◆ **What to do**: Give back exactly the lines from the beginning of the listing below to the line holding "from matplotlib.ticker import", both ends included; the pictures stay out.

◆ **Source material**:
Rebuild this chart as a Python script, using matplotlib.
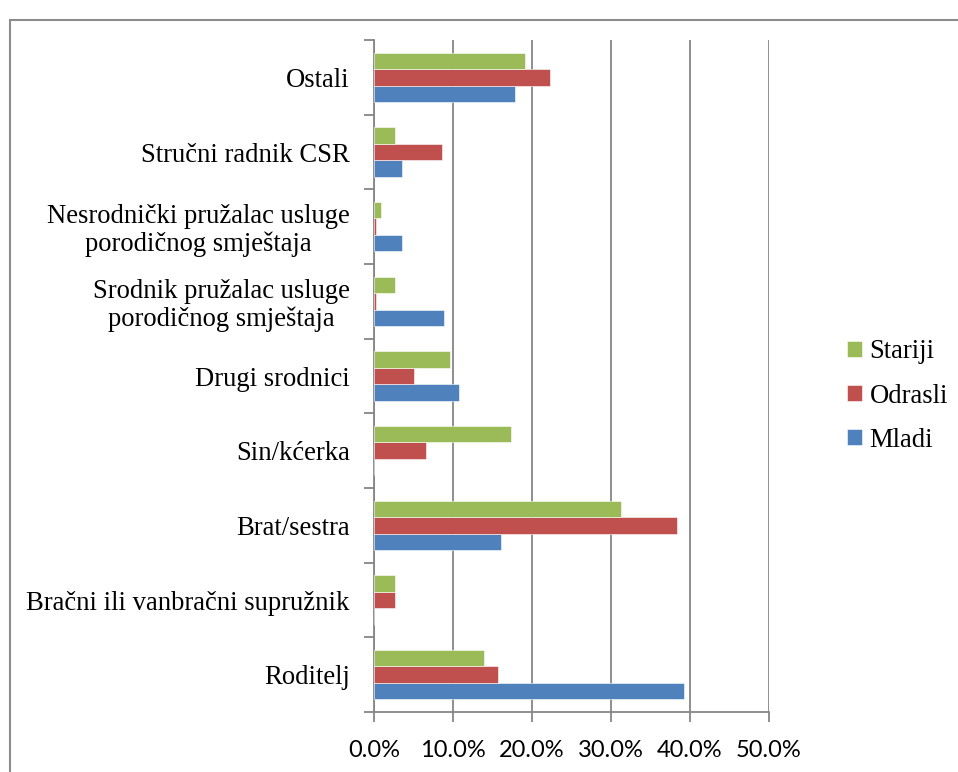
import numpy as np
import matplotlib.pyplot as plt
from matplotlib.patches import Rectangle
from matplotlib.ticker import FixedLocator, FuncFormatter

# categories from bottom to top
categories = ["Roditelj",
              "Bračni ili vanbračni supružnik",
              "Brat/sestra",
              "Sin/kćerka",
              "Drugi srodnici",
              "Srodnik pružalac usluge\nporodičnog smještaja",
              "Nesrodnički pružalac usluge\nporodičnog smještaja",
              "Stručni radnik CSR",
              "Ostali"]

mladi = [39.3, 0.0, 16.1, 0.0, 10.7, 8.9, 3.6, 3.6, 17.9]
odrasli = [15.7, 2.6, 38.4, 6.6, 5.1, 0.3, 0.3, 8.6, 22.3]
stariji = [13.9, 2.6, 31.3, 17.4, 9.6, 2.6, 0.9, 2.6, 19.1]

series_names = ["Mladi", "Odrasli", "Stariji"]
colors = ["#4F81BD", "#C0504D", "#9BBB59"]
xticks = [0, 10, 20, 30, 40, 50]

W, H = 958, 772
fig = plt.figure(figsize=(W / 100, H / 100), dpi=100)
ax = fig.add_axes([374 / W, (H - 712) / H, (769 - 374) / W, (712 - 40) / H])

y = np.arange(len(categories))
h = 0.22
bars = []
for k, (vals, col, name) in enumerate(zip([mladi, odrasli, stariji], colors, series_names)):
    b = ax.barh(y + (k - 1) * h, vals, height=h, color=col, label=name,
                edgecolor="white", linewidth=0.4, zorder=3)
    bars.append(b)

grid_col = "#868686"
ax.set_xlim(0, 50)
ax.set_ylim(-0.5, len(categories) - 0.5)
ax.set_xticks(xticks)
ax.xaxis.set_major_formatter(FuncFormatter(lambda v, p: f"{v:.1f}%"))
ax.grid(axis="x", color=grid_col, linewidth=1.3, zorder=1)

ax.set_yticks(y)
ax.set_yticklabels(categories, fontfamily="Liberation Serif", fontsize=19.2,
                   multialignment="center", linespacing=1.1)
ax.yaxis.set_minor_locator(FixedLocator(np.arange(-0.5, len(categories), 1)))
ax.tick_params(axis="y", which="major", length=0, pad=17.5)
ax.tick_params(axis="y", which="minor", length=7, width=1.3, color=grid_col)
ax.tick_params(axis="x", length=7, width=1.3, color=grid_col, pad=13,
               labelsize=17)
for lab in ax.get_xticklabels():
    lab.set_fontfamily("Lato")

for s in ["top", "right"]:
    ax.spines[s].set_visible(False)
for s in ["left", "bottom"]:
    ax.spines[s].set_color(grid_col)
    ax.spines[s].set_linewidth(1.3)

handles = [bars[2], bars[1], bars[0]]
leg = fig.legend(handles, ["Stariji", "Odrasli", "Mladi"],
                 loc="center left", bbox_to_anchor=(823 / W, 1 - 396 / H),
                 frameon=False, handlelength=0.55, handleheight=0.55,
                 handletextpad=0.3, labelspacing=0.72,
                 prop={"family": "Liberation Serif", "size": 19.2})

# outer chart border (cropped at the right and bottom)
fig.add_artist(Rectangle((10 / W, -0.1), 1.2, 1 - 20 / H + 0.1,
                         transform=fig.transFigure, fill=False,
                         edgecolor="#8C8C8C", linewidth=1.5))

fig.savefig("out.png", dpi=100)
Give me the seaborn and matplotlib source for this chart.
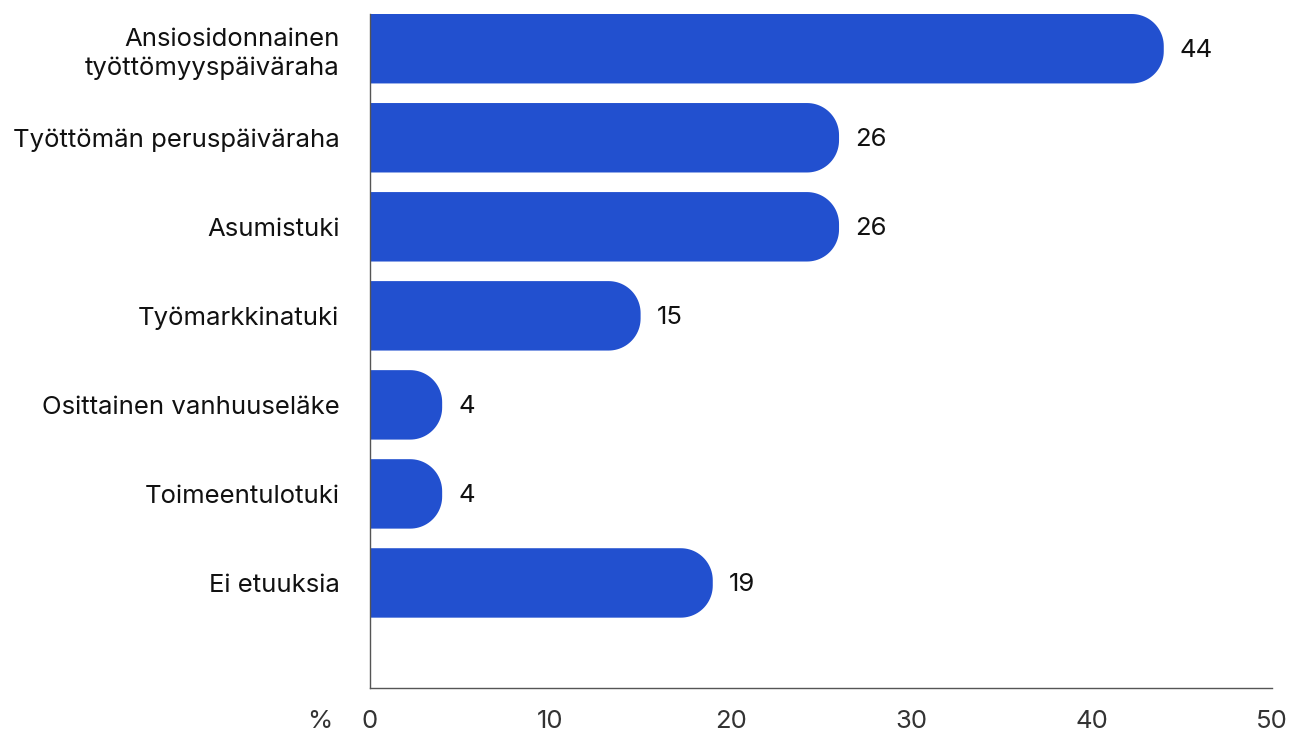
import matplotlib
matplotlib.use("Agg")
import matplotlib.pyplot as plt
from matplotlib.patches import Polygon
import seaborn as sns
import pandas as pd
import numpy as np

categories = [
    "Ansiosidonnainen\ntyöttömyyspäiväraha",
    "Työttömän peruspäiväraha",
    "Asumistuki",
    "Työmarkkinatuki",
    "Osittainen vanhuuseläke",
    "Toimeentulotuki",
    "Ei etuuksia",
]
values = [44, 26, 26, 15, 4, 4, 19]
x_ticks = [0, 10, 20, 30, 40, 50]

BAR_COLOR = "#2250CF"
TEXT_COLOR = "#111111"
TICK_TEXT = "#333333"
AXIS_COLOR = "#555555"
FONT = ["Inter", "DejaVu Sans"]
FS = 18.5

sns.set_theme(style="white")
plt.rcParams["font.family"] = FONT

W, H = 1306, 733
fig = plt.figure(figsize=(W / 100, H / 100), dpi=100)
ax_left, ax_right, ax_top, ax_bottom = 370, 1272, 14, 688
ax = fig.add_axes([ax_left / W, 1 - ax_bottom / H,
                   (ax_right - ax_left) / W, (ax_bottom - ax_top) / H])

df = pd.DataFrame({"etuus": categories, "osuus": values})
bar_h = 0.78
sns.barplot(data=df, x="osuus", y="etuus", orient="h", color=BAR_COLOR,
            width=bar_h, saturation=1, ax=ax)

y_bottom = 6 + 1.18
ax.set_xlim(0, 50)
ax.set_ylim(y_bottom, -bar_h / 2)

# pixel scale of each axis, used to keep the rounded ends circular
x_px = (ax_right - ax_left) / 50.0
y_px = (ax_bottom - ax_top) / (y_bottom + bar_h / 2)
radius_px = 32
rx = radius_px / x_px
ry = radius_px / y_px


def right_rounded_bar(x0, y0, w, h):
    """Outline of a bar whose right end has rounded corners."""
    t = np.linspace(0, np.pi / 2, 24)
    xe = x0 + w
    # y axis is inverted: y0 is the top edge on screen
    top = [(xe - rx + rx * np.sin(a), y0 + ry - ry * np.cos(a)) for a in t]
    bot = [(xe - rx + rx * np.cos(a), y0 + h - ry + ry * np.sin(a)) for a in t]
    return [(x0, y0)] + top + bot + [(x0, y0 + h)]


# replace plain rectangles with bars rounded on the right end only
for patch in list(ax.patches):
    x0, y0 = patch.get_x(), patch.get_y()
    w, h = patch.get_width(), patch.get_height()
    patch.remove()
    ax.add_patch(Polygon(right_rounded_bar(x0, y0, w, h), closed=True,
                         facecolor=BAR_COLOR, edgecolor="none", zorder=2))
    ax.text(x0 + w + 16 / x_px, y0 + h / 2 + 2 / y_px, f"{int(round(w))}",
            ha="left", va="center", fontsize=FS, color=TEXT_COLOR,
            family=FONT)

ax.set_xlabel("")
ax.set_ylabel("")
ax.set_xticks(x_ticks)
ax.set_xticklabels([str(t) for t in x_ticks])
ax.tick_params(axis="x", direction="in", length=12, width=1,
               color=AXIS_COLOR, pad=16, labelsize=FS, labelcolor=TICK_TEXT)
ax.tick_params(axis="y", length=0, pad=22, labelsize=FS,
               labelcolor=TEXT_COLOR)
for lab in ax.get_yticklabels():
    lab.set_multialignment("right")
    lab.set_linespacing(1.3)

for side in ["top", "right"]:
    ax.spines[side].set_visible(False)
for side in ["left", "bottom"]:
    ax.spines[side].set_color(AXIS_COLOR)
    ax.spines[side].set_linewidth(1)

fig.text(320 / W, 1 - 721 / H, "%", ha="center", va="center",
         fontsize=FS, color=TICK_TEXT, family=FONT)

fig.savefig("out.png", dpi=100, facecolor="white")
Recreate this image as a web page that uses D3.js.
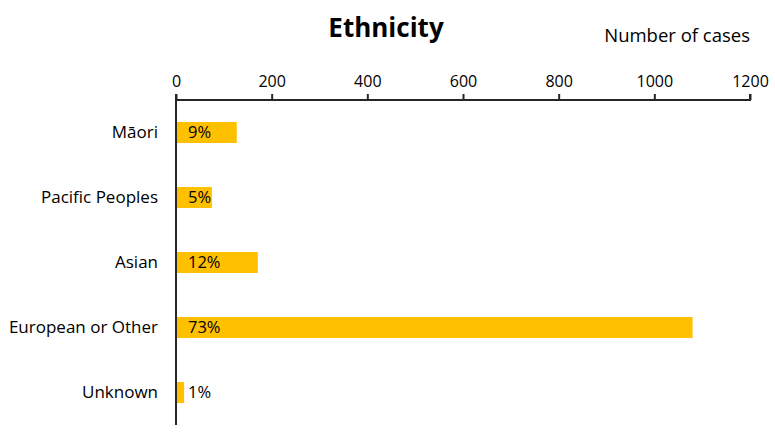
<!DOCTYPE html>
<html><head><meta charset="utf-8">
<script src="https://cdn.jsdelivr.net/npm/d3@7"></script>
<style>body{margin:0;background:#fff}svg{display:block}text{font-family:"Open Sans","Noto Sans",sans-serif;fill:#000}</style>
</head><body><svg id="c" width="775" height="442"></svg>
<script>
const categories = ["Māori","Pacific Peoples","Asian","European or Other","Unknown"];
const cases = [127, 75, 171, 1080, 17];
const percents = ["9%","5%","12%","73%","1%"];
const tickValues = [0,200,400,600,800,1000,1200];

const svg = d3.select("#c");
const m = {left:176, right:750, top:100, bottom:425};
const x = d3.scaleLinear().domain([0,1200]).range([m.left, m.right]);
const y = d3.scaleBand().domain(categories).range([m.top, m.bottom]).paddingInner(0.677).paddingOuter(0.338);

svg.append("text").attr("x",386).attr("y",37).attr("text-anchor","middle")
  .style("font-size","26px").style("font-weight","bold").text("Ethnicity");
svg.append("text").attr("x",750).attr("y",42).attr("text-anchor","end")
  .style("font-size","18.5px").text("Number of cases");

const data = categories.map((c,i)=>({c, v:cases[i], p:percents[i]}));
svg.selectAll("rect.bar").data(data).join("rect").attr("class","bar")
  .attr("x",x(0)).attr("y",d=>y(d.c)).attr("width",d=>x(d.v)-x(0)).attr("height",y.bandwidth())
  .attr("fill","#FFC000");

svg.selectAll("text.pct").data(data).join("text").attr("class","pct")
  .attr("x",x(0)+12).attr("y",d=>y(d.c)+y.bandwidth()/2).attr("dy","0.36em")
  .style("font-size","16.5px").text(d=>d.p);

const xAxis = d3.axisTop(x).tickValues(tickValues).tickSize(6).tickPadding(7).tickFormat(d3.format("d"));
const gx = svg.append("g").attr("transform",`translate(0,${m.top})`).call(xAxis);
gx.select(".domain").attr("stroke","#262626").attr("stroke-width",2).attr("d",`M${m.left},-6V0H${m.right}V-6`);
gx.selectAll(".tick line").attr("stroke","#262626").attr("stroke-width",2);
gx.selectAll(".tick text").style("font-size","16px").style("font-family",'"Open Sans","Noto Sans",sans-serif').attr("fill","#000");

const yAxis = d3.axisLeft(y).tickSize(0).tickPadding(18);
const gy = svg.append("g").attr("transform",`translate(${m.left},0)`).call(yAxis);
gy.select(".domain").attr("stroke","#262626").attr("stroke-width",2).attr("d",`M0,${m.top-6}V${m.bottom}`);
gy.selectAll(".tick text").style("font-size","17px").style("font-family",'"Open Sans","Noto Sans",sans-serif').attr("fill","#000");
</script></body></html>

◆ **The solution**:
Rebuild this chart as a Python script, using matplotlib.
import numpy as np
import matplotlib.pyplot as plt
from matplotlib.patches import Rectangle
from matplotlib.ticker import FixedLocator, FuncFormatter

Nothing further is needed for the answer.